We describe an approach for determining limited information about the vertical distribution of carbon monoxide (CO) and carbon dioxide (CO2 ) from total column ground-based Total Carbon Column Observation Network (TCCON) observations. For CO and CO2 , it has been difficult to retrieve information about their vertical distribution from spectral line shapes because of the errors in the spectroscopy and the atmospheric temperature profile that mask the effects of variations in their mixing ratio with altitude. For CO2 the challenge is especially difficult given that these variations are typically 2 % or less. Nevertheless, if sufficient accuracy can be obtained, such information would be highly valuable for evaluation of retrievals from satellites and more generally for improving the estimate of surface sources and sinks of these trace gases.

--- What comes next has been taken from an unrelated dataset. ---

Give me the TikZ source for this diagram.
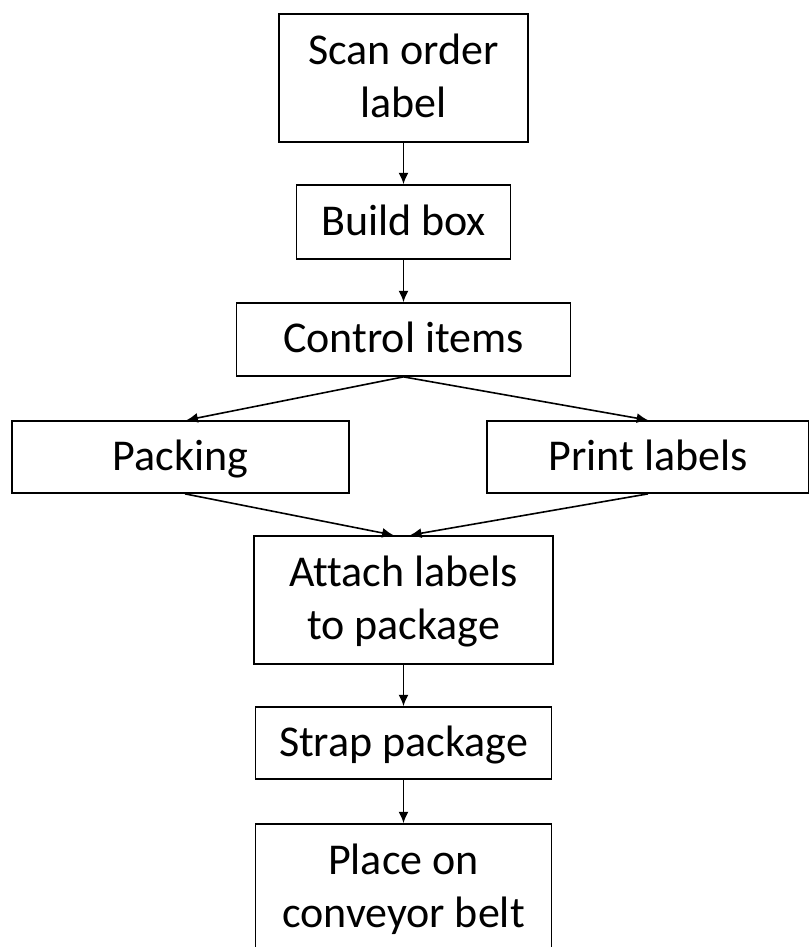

We present here the Temporal Atmospheric Retrieval Determining Information from Secondary Scaling (TARDISS) retrieval algorithm. TARDISS uses several simultaneously obtained total column observations of the same gas from different absorption bands with distinctly different vertical averaging kernels. The different total column retrievals are combined in TARDISS using a Bayesian approach where the weights and temporal covariance applied to the different retrievals include additional constraints on the diurnal variation in the vertical distribution for these gases. We assume that the near-surface part of the column varies rapidly over the course of a day (from surface sources and sinks, for example) and that the upper part of the column has a larger temporal covariance over the course of a day.
Using measurements from the five North American TCCON sites, we find that the retrieved lower partial column (between the surface and ∼ 800 hPa) of the CO and CO2 dry mole fractions (DMFs) have slopes of 0.999 ± 0.002 and 1.001 ± 0.003 with respect to lower column DMF from integrated in situ data measured directly from aircraft and in AirCores. The average error for our lower column CO retrieval is 1.51 ppb (∼ 2 %) while the average error for our CO2 retrieval is 5.09 ppm (∼ 1.25 %). Compared with classical line-shape-derived vertical profile retrievals, our algorithm reduces the influence of forward model errors such as imprecision in spectroscopy (line shapes and intensities) and in the instrument line shape. In addition, because TARDISS uses the existing retrieved column abundances from TCCON (which themselves are computationally much less intensive than profile retrieval algorithms), it is very fast and processes years of data in minutes. We anticipate that this approach will find broad application for use in carbon cycle science.